Она замолчала. Казалось, она ждет ответа.

Он сказал просто:

– И этот доктор, Сокефалви, уехал?

– В декабре. – Она понизила голос. – Если вы позволите вашей покорной слуге высказать свое суждение, он потерял рассудок. Однажды утром я проснулась, а его уже не было. Но что я могу знать? Вы учились в великом городе Вене, может быть, вы слышали о таком сумасшествии?

Но Люциуш осматривался по сторонам.

– А другие сестры?

– Другие сестры, пан доктор лейтенант?

– Они тоже сбежали?

– О нет. Сестра Мария умерла от тифа, и сестра Либуше умерла от тифа, и сестра Елизавета тоже от тифа. Все, кроме сестры Клары, теперь с Господом нашим. А ее ждет суд Божий. О, у меня много недель не было собеседника. Простите, что я много говорю, этот порок был свойствен мне с детства, а одиночество его усугубило. Конечно, есть санитары, и повара, и пациенты, конечно, они тоже собеседники, но когда ты единственная женщина, надо соблюдать осторожность, не позволять излишней привязанности, чтобы не повторить печальную судьбу сестры Клары, чтоб тебя не поймали в ризнице, за притворно-супружескими объятиями.

Ее лицо вспыхнуло румянцем, заметным даже в полумраке.

– Ну вот, выложила все сразу! Вам надо отдохнуть. Могу я проводить вас в вашу комнату?

Она посмотрела на него. Это был простой вопрос, но в этот момент Люциуш мог думать только об одном: хочу домой. Как именно, было неясно – гусар ускакал, между ним и полустанком лежало два зимних дня. Но ведь должен быть способ отсюда выбраться. Надо просто объяснить: он не настоящий доктор, Медицинская служба допустила ошибку, может быть, он вернется с другими врачами и сумеет помочь. Но один? Нет… один он ничего не может. Конечно же, она поймет. Конечно же, она знает, как некомпетентно командование, как разрастается хаос войны; она наверняка слышала, что всю Третью армию послали не на тот фронт, она видела их картонные ботинки, знает, что альпийскому патрулю выдали летние шинели. И если он сейчас не скажет ей правду, его неопытность все равно станет очевидной, как только он возьмет в руки скальпель…

– Сестра… – Пауза. И что же он скажет? Прошу меня извинить? Произошла ошибка? Я никогда в жизни не оперировал, я вылечил только двух пациентов: одного от серной пробки, а другого – от гонорейной стриктуры уретры? Сейчас, стоя в полумраке, Люциуш чувствовал на себе не только ее взгляд, но и взгляды лежащих на полу пациентов. Primum non nocere. Не навреди. Но что это значит в данном случае? Разве он не навредит, если уедет?

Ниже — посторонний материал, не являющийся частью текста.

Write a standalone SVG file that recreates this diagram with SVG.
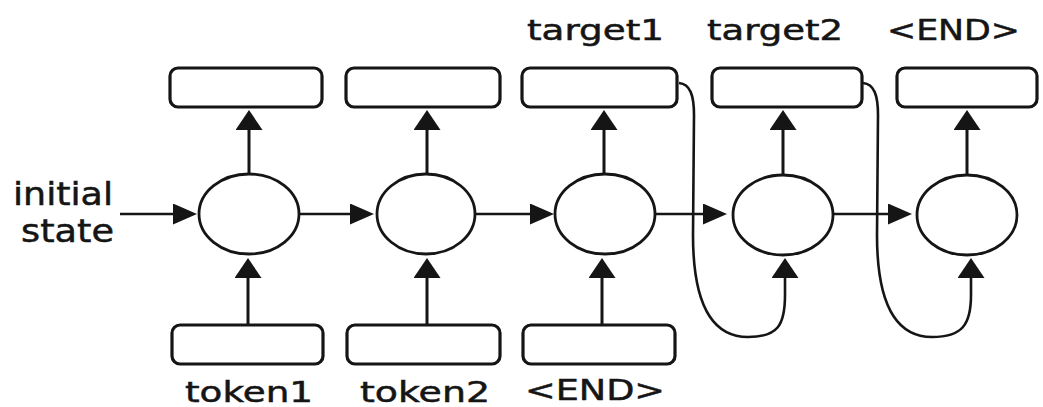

Они ведь тоже этого не ждали, подумал он. Они тоже не чаяли оказаться зимой без теплой одежды. Они тоже не готовы. Ближе всего к нему лежал юноша с забинтованной головой и смотрел единственным глазом, с такой мольбой, что Люциуш отвел взгляд.

Надежда, благодарность, но было и что-то еще. Вначале трудно было понять, что именно, но теперь он знал: требование, нет, повеление, возможно, даже угроза. Что сделают все эти раненые, если он скажет, что ничем не может помочь?

– Пан доктор?

Он повернулся к ней. Кто-то другой, казалось, сказал его голосом:

– Важно не нарушать режим пациентов. Что обычно делал в это время Сокефалви?

– Обход, доктор. Если не было ничего срочного, он проводил вечерний обход.

Голос ее звучал мягко, с ощутимым облегчением, пламя свечей, словно маленькое созвездие, отражалось в глазах, которые, казалось, были полны непролитых слез.

– Тогда не будем терять времени.

– Значит, вы останетесь? Останетесь, даже если почувствуете Ее?

Люциуш уже чувствовал Ее. С момента, как Маргарета начала описывать Вошь, он ощутил, как вся его кожа кишит ею, и приложил все силы, чтоб не начать срывать с себя одежду.